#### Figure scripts
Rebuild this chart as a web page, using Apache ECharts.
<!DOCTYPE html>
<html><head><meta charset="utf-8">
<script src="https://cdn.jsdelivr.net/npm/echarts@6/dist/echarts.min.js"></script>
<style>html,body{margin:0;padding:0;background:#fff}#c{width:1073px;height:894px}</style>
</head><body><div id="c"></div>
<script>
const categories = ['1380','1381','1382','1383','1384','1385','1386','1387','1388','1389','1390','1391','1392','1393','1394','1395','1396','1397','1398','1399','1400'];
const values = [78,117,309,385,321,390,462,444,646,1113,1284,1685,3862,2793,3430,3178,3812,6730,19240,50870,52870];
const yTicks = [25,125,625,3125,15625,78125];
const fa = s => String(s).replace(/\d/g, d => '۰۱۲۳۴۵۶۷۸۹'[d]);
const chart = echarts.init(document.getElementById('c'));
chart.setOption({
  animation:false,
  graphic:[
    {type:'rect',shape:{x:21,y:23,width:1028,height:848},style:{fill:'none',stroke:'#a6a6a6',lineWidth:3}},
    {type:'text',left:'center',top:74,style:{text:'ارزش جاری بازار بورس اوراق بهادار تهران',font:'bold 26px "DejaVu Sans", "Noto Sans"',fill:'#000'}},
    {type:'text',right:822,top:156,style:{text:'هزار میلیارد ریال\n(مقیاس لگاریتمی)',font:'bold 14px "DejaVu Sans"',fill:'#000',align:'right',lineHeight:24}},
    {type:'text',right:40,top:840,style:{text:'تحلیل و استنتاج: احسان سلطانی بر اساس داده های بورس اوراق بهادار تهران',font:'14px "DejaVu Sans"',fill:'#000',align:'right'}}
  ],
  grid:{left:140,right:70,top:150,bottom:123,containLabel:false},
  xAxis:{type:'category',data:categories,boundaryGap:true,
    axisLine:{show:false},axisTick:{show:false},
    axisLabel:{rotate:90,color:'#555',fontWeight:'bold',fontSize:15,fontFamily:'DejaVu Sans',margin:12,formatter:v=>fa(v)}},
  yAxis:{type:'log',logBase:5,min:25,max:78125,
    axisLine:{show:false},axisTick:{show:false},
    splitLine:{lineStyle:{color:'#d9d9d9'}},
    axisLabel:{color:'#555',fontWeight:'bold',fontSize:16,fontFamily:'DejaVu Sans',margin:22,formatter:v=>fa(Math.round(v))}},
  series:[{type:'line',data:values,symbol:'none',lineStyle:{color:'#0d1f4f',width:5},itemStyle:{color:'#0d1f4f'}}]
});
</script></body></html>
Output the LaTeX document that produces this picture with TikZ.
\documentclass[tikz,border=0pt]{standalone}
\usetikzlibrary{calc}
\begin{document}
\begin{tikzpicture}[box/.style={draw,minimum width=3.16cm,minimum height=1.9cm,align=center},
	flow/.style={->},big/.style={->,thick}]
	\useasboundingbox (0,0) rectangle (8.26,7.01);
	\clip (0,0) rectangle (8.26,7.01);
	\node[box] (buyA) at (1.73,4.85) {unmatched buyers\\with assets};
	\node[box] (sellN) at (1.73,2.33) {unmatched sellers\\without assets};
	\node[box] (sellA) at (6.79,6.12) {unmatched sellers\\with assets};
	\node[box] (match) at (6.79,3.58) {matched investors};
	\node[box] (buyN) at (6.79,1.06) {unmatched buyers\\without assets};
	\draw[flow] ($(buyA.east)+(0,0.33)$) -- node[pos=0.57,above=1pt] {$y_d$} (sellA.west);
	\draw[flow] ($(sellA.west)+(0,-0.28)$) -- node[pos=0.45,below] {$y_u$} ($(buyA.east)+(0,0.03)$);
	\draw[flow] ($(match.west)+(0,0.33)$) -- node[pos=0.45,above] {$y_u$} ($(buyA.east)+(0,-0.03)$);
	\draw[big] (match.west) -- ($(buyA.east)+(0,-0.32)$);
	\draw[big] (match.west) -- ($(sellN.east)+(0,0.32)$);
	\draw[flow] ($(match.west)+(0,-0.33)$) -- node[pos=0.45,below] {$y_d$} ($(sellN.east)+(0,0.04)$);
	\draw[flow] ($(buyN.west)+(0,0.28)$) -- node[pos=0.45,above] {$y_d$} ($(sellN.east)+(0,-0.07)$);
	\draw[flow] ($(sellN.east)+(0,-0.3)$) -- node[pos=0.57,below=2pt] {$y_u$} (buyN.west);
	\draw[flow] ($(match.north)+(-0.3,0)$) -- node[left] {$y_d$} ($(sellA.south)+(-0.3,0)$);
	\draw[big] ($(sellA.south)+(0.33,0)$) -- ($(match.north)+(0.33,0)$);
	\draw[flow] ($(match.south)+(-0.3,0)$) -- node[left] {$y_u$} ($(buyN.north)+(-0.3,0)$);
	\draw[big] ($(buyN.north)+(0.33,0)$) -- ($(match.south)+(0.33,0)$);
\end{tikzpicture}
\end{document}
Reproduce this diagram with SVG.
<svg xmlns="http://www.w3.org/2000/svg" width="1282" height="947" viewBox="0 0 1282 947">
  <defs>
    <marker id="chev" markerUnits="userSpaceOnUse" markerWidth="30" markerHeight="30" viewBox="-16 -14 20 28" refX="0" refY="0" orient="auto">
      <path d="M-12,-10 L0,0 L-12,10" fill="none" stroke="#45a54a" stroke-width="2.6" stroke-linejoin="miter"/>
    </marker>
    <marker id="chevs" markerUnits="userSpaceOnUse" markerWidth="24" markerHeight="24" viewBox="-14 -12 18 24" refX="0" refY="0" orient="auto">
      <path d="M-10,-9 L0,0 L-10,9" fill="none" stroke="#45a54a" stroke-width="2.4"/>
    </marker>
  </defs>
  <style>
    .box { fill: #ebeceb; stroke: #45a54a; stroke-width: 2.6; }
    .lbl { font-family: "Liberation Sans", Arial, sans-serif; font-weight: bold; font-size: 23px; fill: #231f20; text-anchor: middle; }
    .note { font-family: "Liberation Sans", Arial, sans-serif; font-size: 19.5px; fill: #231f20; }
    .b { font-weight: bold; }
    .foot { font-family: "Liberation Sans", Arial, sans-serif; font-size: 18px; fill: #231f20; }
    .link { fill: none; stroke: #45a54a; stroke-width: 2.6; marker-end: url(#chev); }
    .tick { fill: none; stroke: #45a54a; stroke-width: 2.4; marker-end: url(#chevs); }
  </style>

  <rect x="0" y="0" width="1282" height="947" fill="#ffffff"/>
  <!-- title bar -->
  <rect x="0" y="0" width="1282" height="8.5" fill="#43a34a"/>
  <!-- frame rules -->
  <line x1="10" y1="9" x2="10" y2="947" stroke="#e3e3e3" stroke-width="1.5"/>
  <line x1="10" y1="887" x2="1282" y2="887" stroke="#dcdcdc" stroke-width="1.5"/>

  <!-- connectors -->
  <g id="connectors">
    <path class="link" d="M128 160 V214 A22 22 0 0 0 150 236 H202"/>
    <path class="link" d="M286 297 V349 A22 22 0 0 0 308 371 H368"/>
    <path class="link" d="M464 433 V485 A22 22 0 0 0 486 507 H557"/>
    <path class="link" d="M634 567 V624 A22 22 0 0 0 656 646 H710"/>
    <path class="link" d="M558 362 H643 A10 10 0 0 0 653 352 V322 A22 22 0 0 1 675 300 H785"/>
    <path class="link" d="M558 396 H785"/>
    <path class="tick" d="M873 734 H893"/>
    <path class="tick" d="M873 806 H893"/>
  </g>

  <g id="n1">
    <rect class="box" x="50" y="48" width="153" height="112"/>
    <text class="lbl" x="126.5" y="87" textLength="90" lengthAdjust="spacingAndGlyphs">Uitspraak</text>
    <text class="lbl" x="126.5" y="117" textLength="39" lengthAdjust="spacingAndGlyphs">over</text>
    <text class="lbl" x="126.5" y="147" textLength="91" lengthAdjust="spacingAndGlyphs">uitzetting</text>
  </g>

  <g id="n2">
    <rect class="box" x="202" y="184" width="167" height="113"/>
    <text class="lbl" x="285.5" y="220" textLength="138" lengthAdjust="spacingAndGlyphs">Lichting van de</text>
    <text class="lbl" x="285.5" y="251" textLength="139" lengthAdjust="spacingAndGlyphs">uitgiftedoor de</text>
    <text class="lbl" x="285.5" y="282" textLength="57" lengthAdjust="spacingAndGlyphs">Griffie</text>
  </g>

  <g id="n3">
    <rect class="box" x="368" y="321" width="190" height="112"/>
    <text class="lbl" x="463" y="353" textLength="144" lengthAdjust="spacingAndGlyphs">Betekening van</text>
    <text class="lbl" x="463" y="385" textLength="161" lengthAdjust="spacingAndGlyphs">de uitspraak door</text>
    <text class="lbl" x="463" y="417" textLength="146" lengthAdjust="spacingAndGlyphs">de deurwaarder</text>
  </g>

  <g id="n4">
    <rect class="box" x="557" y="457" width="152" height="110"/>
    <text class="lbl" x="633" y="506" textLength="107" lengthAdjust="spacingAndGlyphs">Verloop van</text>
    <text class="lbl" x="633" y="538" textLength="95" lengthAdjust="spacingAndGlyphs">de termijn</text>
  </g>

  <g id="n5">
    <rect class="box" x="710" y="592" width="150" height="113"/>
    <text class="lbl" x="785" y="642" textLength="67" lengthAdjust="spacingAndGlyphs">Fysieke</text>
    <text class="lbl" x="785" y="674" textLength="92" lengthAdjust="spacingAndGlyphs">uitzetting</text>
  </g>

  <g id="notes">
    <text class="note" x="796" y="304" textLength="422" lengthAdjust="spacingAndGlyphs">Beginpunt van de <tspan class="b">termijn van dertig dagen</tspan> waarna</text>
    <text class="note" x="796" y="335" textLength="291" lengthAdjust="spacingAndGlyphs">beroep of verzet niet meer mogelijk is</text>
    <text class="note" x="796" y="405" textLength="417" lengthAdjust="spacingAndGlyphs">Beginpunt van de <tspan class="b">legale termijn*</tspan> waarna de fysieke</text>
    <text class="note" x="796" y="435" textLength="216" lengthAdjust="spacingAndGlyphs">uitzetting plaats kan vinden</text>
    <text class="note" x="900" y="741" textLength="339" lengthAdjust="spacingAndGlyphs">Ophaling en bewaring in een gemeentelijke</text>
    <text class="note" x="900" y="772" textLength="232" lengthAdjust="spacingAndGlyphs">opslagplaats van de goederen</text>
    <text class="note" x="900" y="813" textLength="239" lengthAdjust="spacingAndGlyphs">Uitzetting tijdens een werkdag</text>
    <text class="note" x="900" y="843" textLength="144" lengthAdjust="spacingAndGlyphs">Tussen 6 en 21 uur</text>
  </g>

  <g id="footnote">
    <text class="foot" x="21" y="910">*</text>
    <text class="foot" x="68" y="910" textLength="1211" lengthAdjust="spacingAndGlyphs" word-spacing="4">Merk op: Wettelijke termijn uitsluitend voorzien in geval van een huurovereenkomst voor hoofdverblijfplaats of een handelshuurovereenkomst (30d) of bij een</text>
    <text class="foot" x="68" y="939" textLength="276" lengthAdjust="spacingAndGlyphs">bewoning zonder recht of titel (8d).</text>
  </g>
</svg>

#### Your goal
Pull out every line containing "this".

#### Full response
Rebuild this chart as a web page, using Apache ECharts.
Output the LaTeX document that produces this picture with TikZ.
Reproduce this diagram with SVG.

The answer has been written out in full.